Hoard maintains a record of any place it has ever placed a file, and that record can be queried for every file.

  • Historical metadata is never removed
  • Verify current status of files
  • Always know where any file has ever been

Auditing and Traceability

Events are tracked and can be queried for audits, investigations, troubleshooting, and more. These may be combined with job traces to provide a complete picture what took place.

  • Tracks who, what, and when
  • Output formats include JSON, CSV, and Columnar

Tagging

All files can be tagged, and these tags may be queried.

  • Tag metrics (counts, capacity, locations, and more)
  • Some output formats (e.g. JSON, CSV) from tag queries may be used as input for external workflows (AI, ML, automation, analysis, and more)

How it works

Workflows

01

Define targets

Configure replication targets, stage targets, tape stage targets, libraries, and pools.

02

Queue work

Submit replication, staging, retrieval, and tape jobs to the queue.

03

Track outcomes

Hoard records locations, tarball membership, job events, and status information for later inspection.

04

Recover deliberately

Retrieve from replication copies, staged tarballs, or tape-backed data when the origin no longer has what you need.

User actions

Examples

Replicate active data

hoard replicate /data/projectA fast-tier --tags prod,analytics

Maintain an additional copy in a defined replication target.

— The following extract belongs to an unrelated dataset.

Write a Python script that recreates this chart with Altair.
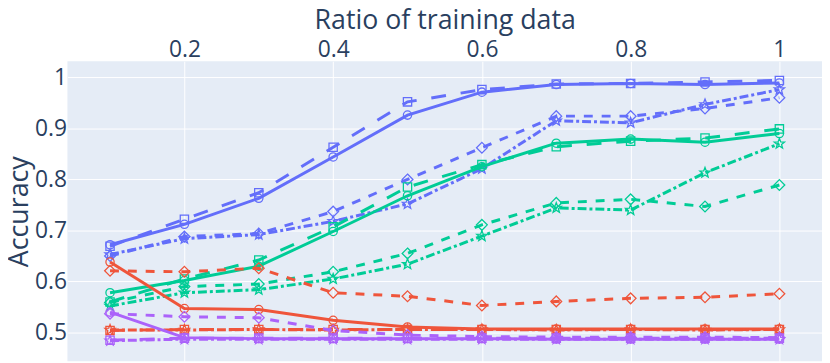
import math
import altair as alt
import pandas as pd

ratio = [0.1, 0.2, 0.3, 0.4, 0.5, 0.6, 0.7, 0.8, 0.9, 1.0]

blue_circle = [0.672, 0.712, 0.763, 0.844, 0.926, 0.971, 0.986, 0.988, 0.986, 0.989]
blue_square = [0.669, 0.722, 0.774, 0.863, 0.952, 0.976, 0.987, 0.988, 0.991, 0.994]
blue_star = [0.653, 0.684, 0.692, 0.718, 0.752, 0.821, 0.915, 0.911, 0.947, 0.976]
blue_diamond = [0.650, 0.688, 0.694, 0.737, 0.800, 0.862, 0.924, 0.924, 0.939, 0.960]

green_circle = [0.578, 0.602, 0.630, 0.698, 0.768, 0.825, 0.871, 0.879, 0.873, 0.890]
green_square = [0.560, 0.605, 0.642, 0.707, 0.785, 0.829, 0.864, 0.875, 0.881, 0.899]
green_star = [0.552, 0.578, 0.584, 0.605, 0.634, 0.689, 0.744, 0.740, 0.813, 0.870]
green_diamond = [0.559, 0.590, 0.595, 0.619, 0.655, 0.711, 0.754, 0.761, 0.747, 0.789]

red_circle = [0.638, 0.547, 0.545, 0.524, 0.511, 0.507, 0.507, 0.507, 0.507, 0.507]
red_square = [0.504, 0.506, 0.506, 0.506, 0.506, 0.506, 0.506, 0.506, 0.506, 0.506]
red_star = [0.505, 0.505, 0.506, 0.505, 0.506, 0.506, 0.505, 0.506, 0.505, 0.506]
red_diamond = [0.621, 0.619, 0.626, 0.578, 0.571, 0.553, 0.561, 0.567, 0.569, 0.576]

purple_circle = [0.540, 0.490, 0.488, 0.488, 0.488, 0.488, 0.487, 0.487, 0.487, 0.487]
purple_square = [0.485, 0.489, 0.489, 0.489, 0.489, 0.489, 0.489, 0.489, 0.489, 0.489]
purple_star = [0.484, 0.487, 0.487, 0.487, 0.487, 0.487, 0.487, 0.487, 0.487, 0.487]
purple_diamond = [0.537, 0.531, 0.529, 0.504, 0.495, 0.492, 0.491, 0.491, 0.491, 0.490]

BLUE, GREEN, RED, PURPLE = "#636EFA", "#00CC96", "#EF553B", "#AB63FA"

series = [
    (BLUE, "circle", blue_circle), (BLUE, "square", blue_square),
    (BLUE, "star", blue_star), (BLUE, "diamond", blue_diamond),
    (GREEN, "circle", green_circle), (GREEN, "square", green_square),
    (GREEN, "star", green_star), (GREEN, "diamond", green_diamond),
    (RED, "circle", red_circle), (RED, "square", red_square),
    (RED, "star", red_star), (RED, "diamond", red_diamond),
    (PURPLE, "circle", purple_circle), (PURPLE, "square", purple_square),
    (PURPLE, "star", purple_star), (PURPLE, "diamond", purple_diamond),
]

star_pts = []
for k in range(10):
    r = 1.3 if k % 2 == 0 else 0.55
    a = -math.pi / 2 + k * math.pi / 5
    star_pts.append(f"{r * math.cos(a):.3f},{r * math.sin(a):.3f}")
STAR = "M" + "L".join(star_pts) + "Z"
DIAMOND = "M0,-1.3L1.3,0L0,1.3L-1.3,0Z"

shapes = {"circle": "circle", "square": "square", "star": STAR, "diamond": DIAMOND}
dashes = {"circle": None, "square": [15, 15], "star": [9, 3, 3, 3], "diamond": [9, 9]}

xenc = alt.X(
    "ratio:Q",
    scale=alt.Scale(domain=[0.0427, 1.0573], nice=False, zero=False),
    axis=alt.Axis(orient="top", values=[0.2, 0.4, 0.6, 0.8, 1.0], format="~g",
                  title="Ratio of training data", labelPadding=0, titlePadding=4,
                  labelFlush=False),
)
yenc = alt.Y(
    "acc:Q",
    scale=alt.Scale(domain=[0.4437, 1.0316], nice=False, zero=False),
    axis=alt.Axis(values=[0.5, 0.6, 0.7, 0.8, 0.9, 1.0], format="~g",
                  title="Accuracy", labelPadding=1, titlePadding=1),
)

layers = []
for color, variant, vals in series:
    df = pd.DataFrame({"ratio": ratio, "acc": vals})
    base = alt.Chart(df)
    lk = dict(color=color, strokeWidth=3, clip=True)
    if dashes[variant]:
        lk["strokeDash"] = dashes[variant]
    line = base.mark_line(**lk).encode(x=xenc, y=yenc)
    pts = base.mark_point(shape=shapes[variant], size=70, color=color,
                          strokeWidth=1.3, filled=False, opacity=1,
                          clip=True).encode(x=xenc, y=yenc)
    layers += [line, pts]

chart = (
    alt.layer(*layers)
    .properties(width=762, height=303,
                padding={"left": 60, "top": 52, "right": 0, "bottom": 0},
                autosize=alt.AutoSizeParams(type="none"))
    .configure_view(fill="#E5ECF6", stroke=None)
    .configure_axis(domain=False, ticks=False, tickSize=0, grid=True,
                    gridColor="white", gridWidth=1,
                    labelFont="Open Sans", labelFontSize=23, labelColor="#2a3f5f",
                    titleFont="Open Sans", titleFontSize=27, titleColor="#2a3f5f",
                    titleFontWeight="normal")
)

chart.save("out.html", embed_options={"renderer": "svg", "actions": False})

Prepare a transportable archive

hoard stage /data/projectA stage-01 12TB xz

Create staged tarballs with explicit sizing and compression.

Write staged data to tape

hoard archive-tape /data/projectA tape-stage-01 --library projects --pool lto9 --max-bytes 650GB

Push cold data into a managed tape workflow with control over tarball sizing.

Inspect or recover later

hoard status --verify /data/projectA
hoard retrieve-tape /data/projectA --library projects

Check state, then retrieve when the original data path is no longer sufficient.

Display usage metrics with tags

hoard tag metrics prod

View usage metrics for a specified tag across all defined storage targets.